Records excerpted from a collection
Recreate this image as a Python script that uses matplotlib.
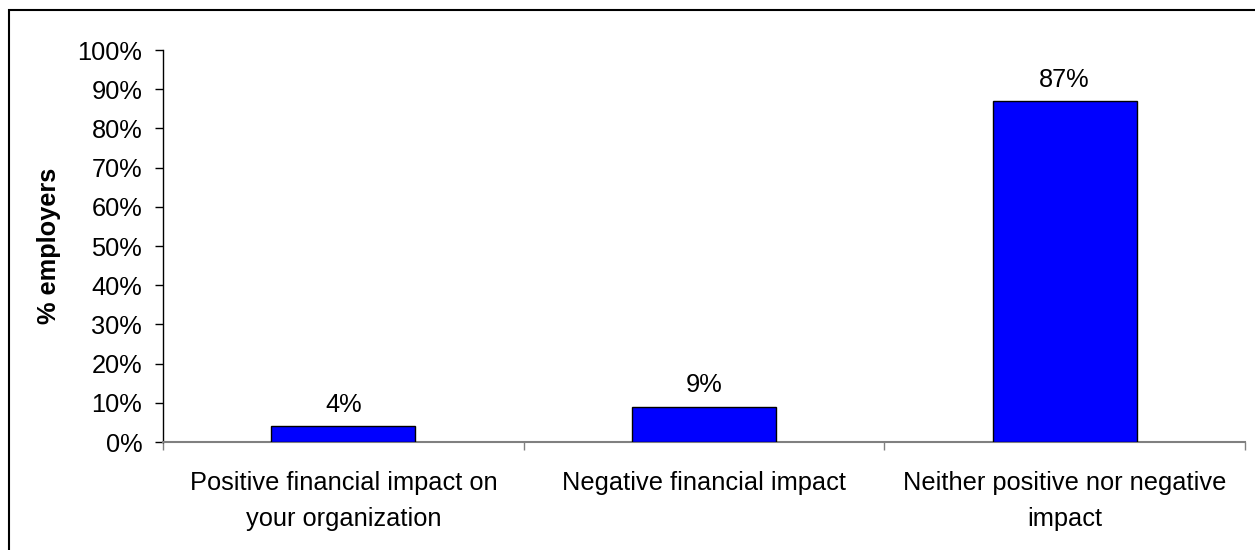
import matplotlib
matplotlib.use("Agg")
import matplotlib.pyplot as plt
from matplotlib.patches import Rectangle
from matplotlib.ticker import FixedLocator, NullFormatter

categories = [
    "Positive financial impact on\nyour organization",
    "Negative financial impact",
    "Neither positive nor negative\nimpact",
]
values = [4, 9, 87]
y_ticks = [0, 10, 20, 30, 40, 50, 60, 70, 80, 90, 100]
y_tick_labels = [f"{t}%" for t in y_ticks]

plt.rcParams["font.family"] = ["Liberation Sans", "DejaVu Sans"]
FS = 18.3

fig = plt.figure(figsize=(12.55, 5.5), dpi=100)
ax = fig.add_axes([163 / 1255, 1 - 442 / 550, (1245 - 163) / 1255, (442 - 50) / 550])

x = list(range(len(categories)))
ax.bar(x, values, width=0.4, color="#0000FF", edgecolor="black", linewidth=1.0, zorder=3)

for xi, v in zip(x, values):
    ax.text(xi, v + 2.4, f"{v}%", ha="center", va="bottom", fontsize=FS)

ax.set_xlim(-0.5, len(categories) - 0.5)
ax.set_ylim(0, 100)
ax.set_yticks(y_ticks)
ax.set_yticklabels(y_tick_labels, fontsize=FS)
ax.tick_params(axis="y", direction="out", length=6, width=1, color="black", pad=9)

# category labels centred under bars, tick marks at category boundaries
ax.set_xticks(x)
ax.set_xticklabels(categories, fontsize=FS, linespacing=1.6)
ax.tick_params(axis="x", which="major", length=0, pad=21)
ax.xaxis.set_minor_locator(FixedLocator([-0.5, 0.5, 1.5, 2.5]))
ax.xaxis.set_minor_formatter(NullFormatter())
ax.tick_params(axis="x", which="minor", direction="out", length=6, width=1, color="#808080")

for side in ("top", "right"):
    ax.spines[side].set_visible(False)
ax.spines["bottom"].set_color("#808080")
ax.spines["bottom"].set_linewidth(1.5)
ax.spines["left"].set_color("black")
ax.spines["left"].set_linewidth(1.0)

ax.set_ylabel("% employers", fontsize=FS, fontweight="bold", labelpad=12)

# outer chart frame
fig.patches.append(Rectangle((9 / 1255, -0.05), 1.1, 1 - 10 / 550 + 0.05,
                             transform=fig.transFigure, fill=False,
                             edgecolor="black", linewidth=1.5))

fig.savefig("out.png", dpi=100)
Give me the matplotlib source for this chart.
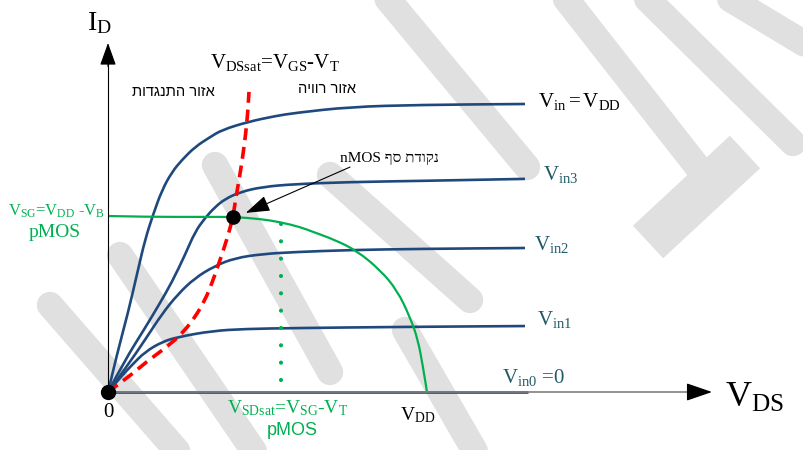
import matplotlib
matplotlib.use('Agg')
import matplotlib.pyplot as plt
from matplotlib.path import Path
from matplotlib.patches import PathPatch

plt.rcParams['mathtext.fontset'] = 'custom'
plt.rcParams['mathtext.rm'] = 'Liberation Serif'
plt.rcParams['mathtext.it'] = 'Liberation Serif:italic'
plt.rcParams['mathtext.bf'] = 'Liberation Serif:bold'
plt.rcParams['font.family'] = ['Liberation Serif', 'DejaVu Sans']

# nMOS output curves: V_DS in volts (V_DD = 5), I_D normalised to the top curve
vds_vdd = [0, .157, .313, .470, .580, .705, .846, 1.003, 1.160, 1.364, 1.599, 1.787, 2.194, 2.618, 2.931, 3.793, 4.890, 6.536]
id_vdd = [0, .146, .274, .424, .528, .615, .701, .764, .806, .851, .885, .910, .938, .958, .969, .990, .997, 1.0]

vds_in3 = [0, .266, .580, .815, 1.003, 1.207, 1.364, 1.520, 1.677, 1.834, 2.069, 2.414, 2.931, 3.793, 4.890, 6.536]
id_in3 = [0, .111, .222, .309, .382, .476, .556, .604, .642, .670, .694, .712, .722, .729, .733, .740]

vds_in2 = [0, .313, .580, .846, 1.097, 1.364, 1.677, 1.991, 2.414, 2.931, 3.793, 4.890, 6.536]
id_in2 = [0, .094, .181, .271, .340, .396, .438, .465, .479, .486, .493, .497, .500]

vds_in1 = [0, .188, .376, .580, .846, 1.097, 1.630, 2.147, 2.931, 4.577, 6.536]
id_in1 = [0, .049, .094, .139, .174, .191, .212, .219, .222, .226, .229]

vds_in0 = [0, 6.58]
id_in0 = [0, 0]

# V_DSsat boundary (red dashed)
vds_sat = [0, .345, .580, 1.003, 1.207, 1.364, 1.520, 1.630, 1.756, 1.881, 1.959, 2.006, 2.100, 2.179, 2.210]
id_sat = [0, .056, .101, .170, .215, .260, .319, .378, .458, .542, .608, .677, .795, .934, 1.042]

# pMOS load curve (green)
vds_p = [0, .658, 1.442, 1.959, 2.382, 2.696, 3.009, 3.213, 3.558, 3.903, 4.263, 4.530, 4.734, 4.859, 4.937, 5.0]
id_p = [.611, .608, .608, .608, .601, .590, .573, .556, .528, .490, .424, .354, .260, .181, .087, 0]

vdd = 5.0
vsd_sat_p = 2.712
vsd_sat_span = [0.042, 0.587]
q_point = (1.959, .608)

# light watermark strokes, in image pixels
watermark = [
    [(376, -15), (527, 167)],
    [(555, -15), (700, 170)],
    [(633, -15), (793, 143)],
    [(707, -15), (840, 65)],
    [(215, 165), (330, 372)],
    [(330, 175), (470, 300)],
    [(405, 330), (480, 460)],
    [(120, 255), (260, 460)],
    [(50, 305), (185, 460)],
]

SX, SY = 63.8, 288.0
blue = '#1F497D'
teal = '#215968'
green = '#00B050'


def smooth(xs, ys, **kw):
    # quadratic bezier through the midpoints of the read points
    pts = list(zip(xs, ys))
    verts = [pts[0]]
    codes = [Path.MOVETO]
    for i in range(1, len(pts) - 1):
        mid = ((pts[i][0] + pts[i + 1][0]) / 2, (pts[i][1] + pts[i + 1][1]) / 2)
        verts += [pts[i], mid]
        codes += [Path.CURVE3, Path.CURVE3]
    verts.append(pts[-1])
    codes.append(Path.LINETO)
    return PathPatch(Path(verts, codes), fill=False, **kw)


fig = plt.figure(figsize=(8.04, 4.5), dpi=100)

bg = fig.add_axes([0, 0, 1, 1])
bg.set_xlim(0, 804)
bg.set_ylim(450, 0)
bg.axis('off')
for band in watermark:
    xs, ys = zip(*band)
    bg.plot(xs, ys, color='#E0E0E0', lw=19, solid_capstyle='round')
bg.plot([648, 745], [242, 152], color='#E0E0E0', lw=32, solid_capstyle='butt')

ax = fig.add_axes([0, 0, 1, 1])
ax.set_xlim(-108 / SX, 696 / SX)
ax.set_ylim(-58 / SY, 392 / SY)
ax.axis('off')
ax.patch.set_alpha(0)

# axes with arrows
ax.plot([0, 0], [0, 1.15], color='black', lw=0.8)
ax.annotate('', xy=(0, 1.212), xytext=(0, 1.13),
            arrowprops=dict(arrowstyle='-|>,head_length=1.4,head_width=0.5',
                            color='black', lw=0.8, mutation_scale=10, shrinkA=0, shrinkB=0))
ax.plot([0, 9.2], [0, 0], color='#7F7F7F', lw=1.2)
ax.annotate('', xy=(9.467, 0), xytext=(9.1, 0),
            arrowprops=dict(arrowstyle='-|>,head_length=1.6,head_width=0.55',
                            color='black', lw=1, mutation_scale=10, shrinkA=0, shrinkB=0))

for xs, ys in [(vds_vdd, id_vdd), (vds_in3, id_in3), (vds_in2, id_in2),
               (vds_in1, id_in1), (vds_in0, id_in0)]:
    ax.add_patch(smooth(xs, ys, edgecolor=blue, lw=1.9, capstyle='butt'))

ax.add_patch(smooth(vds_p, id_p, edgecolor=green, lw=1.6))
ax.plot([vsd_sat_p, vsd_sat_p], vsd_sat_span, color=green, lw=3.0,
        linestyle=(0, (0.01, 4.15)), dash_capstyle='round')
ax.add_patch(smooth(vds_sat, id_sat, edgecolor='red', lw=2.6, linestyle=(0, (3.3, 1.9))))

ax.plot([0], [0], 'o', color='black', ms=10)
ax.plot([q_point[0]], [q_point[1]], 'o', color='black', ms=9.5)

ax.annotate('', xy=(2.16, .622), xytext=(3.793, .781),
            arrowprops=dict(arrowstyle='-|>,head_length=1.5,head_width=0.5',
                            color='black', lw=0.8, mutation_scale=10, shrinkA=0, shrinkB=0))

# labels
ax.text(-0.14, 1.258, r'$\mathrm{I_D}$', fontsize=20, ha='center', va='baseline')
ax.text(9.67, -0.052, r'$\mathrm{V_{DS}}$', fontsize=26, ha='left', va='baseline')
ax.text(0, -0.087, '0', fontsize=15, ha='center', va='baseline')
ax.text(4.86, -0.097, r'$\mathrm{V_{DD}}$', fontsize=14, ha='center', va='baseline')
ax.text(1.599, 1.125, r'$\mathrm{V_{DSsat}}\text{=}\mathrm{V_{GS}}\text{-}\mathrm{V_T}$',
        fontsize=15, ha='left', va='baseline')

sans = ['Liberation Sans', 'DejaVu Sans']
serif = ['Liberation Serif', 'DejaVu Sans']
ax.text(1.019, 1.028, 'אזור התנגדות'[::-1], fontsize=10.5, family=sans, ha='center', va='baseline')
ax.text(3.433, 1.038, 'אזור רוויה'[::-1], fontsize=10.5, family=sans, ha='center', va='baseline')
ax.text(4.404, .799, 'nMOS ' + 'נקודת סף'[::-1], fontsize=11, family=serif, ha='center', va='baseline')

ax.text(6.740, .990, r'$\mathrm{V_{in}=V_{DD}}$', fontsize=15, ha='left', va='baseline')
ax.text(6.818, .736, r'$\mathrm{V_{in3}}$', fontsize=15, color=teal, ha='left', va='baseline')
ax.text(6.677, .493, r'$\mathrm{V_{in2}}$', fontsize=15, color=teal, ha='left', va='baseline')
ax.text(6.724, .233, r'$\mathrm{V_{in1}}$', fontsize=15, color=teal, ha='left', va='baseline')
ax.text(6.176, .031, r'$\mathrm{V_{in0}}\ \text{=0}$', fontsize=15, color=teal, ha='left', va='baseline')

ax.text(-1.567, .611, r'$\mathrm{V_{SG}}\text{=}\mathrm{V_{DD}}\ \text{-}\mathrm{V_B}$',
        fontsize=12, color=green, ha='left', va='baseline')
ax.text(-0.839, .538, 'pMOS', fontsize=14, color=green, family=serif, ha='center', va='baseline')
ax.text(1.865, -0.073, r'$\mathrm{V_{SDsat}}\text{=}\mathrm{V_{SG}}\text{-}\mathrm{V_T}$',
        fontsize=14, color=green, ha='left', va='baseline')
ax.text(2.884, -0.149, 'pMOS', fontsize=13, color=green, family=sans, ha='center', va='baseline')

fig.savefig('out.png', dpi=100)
---
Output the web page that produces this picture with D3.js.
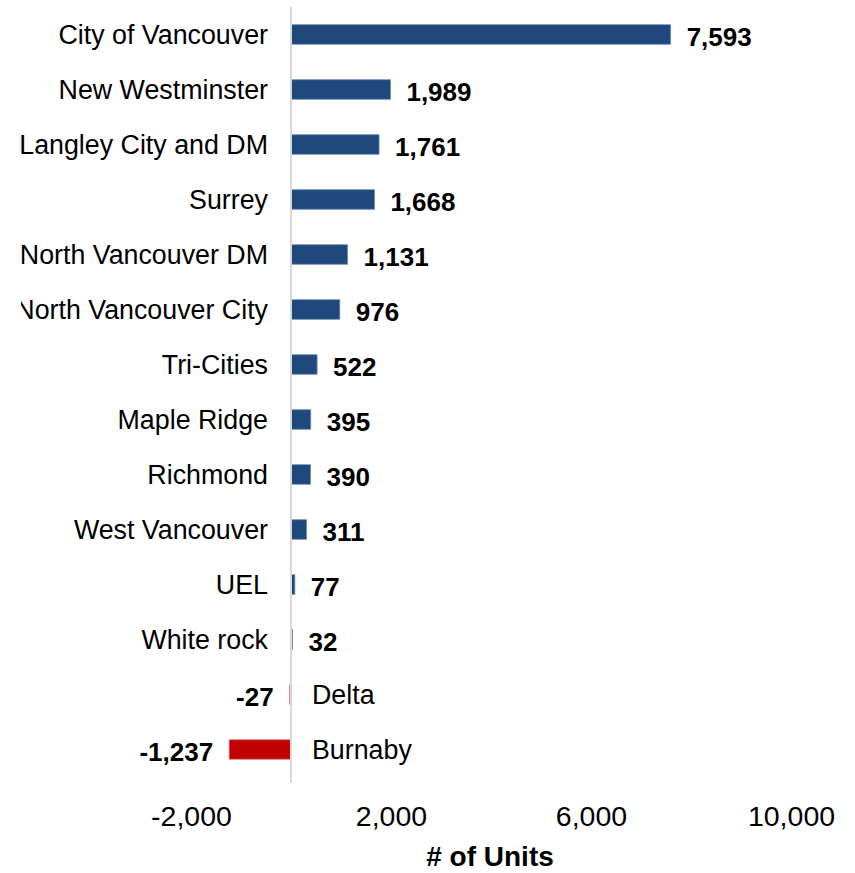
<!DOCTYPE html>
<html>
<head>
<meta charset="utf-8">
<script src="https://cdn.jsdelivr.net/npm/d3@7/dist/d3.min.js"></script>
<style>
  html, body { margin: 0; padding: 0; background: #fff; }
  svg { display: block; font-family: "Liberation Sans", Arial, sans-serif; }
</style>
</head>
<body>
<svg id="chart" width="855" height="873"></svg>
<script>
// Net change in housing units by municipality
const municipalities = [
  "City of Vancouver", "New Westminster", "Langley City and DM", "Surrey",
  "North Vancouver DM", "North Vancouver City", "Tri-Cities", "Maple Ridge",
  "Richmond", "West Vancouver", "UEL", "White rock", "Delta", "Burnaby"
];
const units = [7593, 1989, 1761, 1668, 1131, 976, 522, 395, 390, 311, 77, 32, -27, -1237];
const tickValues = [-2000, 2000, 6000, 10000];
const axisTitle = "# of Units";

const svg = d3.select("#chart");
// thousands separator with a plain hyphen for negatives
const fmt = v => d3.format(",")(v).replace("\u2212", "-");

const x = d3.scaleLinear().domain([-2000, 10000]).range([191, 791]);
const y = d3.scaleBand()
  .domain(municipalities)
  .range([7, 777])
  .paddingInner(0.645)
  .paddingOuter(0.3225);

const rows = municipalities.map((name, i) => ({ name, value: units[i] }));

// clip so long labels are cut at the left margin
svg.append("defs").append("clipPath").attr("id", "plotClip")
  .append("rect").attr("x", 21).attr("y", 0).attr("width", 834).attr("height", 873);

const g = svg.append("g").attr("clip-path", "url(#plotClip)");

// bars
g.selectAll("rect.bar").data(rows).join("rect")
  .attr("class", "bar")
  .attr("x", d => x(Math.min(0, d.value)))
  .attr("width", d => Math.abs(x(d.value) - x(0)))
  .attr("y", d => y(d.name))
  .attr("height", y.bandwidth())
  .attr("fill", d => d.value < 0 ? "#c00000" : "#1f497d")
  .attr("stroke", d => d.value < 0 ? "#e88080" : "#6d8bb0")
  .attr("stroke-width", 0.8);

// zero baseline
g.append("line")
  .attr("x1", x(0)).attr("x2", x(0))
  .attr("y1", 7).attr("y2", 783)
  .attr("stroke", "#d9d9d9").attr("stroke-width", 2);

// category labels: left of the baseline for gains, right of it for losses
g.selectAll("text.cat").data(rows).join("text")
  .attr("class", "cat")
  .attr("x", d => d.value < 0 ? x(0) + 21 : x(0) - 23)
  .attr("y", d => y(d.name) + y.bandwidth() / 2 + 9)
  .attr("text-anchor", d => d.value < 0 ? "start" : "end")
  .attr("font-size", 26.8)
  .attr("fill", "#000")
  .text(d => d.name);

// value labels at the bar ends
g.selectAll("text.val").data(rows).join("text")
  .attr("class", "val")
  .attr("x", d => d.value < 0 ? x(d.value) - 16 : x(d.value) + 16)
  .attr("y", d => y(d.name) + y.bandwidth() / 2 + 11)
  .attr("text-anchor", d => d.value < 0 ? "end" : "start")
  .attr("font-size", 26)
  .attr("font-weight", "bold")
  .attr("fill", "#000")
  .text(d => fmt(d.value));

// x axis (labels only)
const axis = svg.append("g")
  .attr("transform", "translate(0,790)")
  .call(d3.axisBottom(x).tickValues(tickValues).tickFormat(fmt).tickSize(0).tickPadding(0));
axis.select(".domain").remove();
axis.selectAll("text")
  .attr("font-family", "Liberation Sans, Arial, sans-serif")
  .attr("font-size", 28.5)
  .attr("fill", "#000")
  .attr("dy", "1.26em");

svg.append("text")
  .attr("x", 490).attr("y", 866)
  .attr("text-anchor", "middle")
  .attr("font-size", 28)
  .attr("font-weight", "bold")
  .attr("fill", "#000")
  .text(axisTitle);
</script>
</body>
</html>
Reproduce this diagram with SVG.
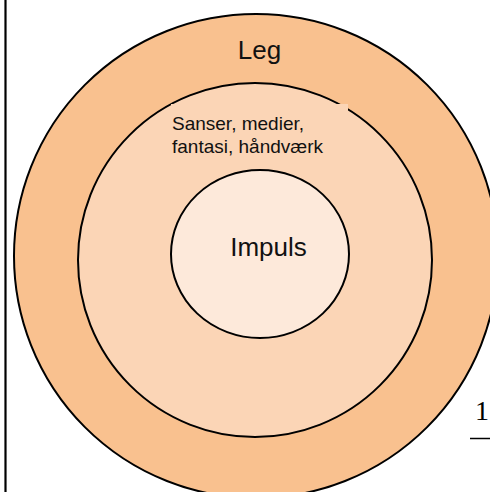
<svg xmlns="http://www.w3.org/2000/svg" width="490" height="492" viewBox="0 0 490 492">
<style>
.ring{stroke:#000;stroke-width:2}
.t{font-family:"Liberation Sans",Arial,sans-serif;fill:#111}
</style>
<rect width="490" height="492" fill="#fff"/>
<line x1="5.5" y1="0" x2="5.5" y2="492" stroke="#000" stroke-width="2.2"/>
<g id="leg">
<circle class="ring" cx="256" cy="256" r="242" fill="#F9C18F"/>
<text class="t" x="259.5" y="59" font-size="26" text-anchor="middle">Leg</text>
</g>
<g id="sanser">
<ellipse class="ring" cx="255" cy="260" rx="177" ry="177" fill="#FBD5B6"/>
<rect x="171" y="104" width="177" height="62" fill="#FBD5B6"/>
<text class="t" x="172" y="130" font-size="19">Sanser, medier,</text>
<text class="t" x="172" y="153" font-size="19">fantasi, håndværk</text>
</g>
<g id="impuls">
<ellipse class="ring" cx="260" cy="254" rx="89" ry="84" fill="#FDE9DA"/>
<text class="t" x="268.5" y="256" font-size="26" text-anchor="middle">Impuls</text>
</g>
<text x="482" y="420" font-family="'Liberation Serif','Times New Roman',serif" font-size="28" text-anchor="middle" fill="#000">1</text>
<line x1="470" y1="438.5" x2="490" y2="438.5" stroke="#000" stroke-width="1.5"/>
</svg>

_Task goal_
Pick out and copy the lines of the material that include the word "script".

_Written response_
Recreate this image as a Python script that uses matplotlib.
<script src="https://cdn.jsdelivr.net/npm/d3@7/dist/d3.min.js"></script>
<script>
</script>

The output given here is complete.